Adler and Sullivan may have received the commission for New Orleans’s Union Station through Sullivan’s brother, Albert, who was a superintendent for Illinois Central. The brothers traveled frequently between Chicago, Illinois; New Orleans; and Ocean Springs, Mississippi, where Sullivan purchased beachfront property in 1890 and built a house for himself. A long, low, L-shaped two-story building, Union Station was constructed of pressed and glazed red brick, and covered by a hipped roof pierced by small dormer windows. A rectangular cupola in the roof’s center vented the railroad company’s second floor offices. Paired windows lined the second story, while a deep porch across the building’s front sheltered two broad-arched entrances. As was typical of the era, entrances and waiting rooms were racially segregated. A round-arched porte-cochere, or carport, anchored one end of the porch

In his use of the broad, hipped roof, dormer windows, and gallery for the station, Sullivan seemed to draw on southern architectural traditions. The station also may have connections with then soon-to-be famous American architect Frank Lloyd Wright, who worked in Adler and Sullivan’s office from 1888 to 1893 and may have worked on the drawings for the station. The building, which stood at the intersection of Howard Avenue and North Rampart Street, was demolished in 1954 and replaced by the present-day Union Passenger Terminal.

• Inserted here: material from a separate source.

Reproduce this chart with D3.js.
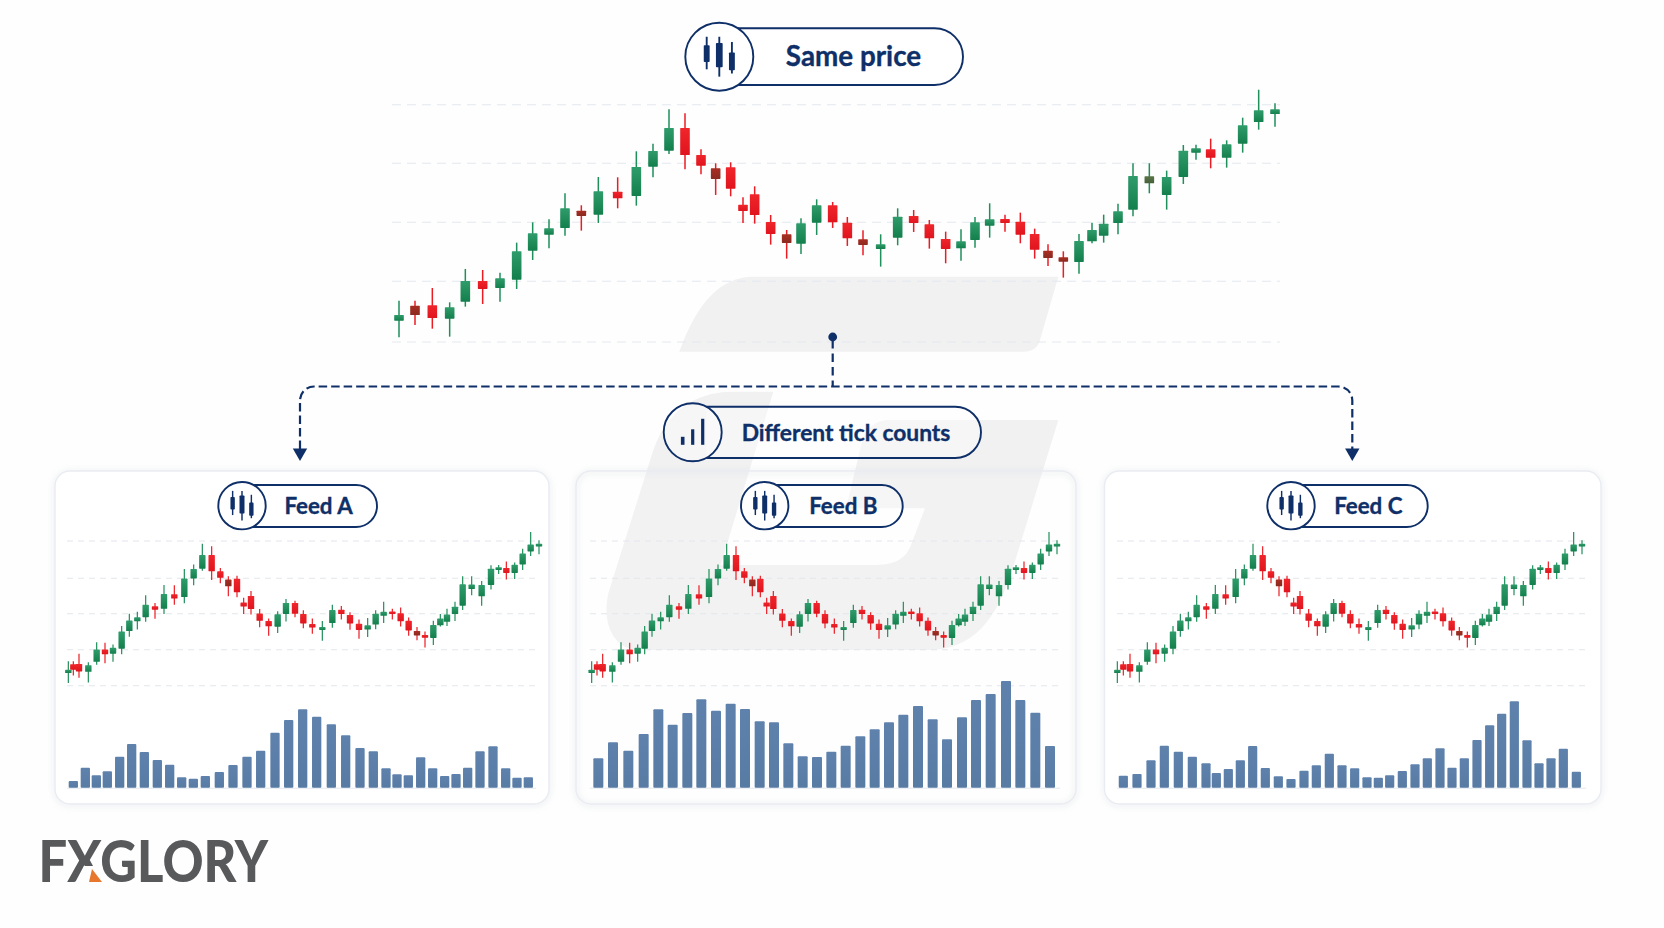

Before Union Station’s demolition, however, Sullivan had already shaped Louisiana architecture in important ways. His influence is perhaps most evident in the work of Thomas Sully, particularly in Sully’s design for the Hennen Building in New Orleans. It is also apparent in Shreveport’s Old Commercial National Bank (1911), designed by the Arkansas-based architects Mann and Stern, and in Alexandria’s Commercial Bank (19151916), designed by Louisiana architect William L. Stevens

In addition, Sullivan’s influence on Louisiana’s architecture can be seen in specific architectural elements and ornamental details. The entrance to the former Federal Building and Post Office in Opelousas (1893), for example, follows Sullivan’s use of an enormous round-arched form outlined by a rectangular frame. Its spandrels are filled with swirling foliate or leaf patterns typical of Sullivan’s designs. Similarly, the entire facade of the former Bank of Minden, built Webster Parish in 1911, is composed of a huge, round arch set within a rectangular frame. In New Orleans, architect Emile Weil paid homage to Louis Sullivan in his facade design for the Kress Building, built between 1912 and 1913 on New Orleans’s Canal Street. The rectangular composition is framed with geometric and foliate ornamentation in colorful blue, orange, and green terra-cotta.